FORT BENNING, Ga. - Like countless cycles of classes before them, students in the Infantry Basic Officer Leader Course successfully completed a live fire followed by a company attack exercise last week on post. Unlike any before them, the missions were combined-arms endeavors conducted at the tank-accessible Digital Multi-Purpose Range Complex.

"This is the first time since they've moved the Armor School down to Fort Benning that they've been able to integrate tanks and an Infantry platoon in a live-fire exercise," said Capt. Brandon Pye, senior platoon trainer for C Company, 2nd Battalion, 11th Infantry Regiment.

"Here, you have an Infantry platoon of all lieutenants -- so guys who've been in the Army for 14 weeks at this point. Half these guys are going to go to mechanized Infantry and combined-arms battalions, and this helps them visualize how to synchronize effects on the battlefield."

While coordinating with so many moving pieces may be new to the students, Pye said it's something that will be expected of them when they join their units.

"This is the way the Army fights," he said. "We fight as a team."

The live fire, held May 15 and Wednesday, included a tank section, made up of two M1A2 Abrams tanks. The company attack Thursday added in a scout section with two Bradley Fighting Vehicles.

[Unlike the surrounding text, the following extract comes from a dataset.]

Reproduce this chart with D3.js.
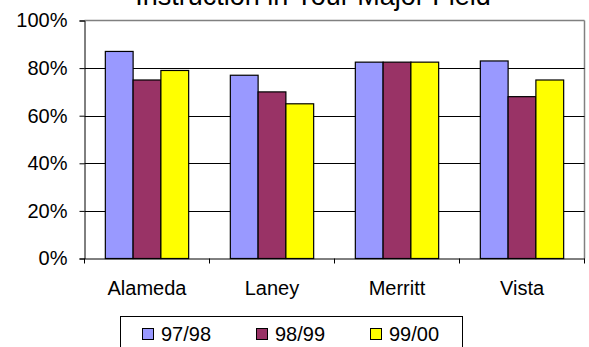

"That is the first time as a platoon leader that I got to coordinate (with) Armor and see how everything works on the ground," said 2nd Lt. Justin Collis, who was part of the live fire May 15.

"When you add Armor … now you also have to know what they're doing," he said. "You have to keep track of where everybody's at. It becomes much more challenging."

Despite -- or because of -- the challenge, both events provided valuable training, Collis said.

"They both went extremely well," he said. "We spent a lot of time planning and rehearsing, so we could get a lot out of the training."

Collis said he also appreciated meeting with the tank and Bradley commanders to coordinate details of the exercise.

Soldiers from E Company, 3rd Squadron, 16th Cavalry Regiment, supported the training in both the planning and execution stages.

"It was a really great exercise," Pye said. "They did a great job. It was definitely a success."

The students are slated to graduate in one week.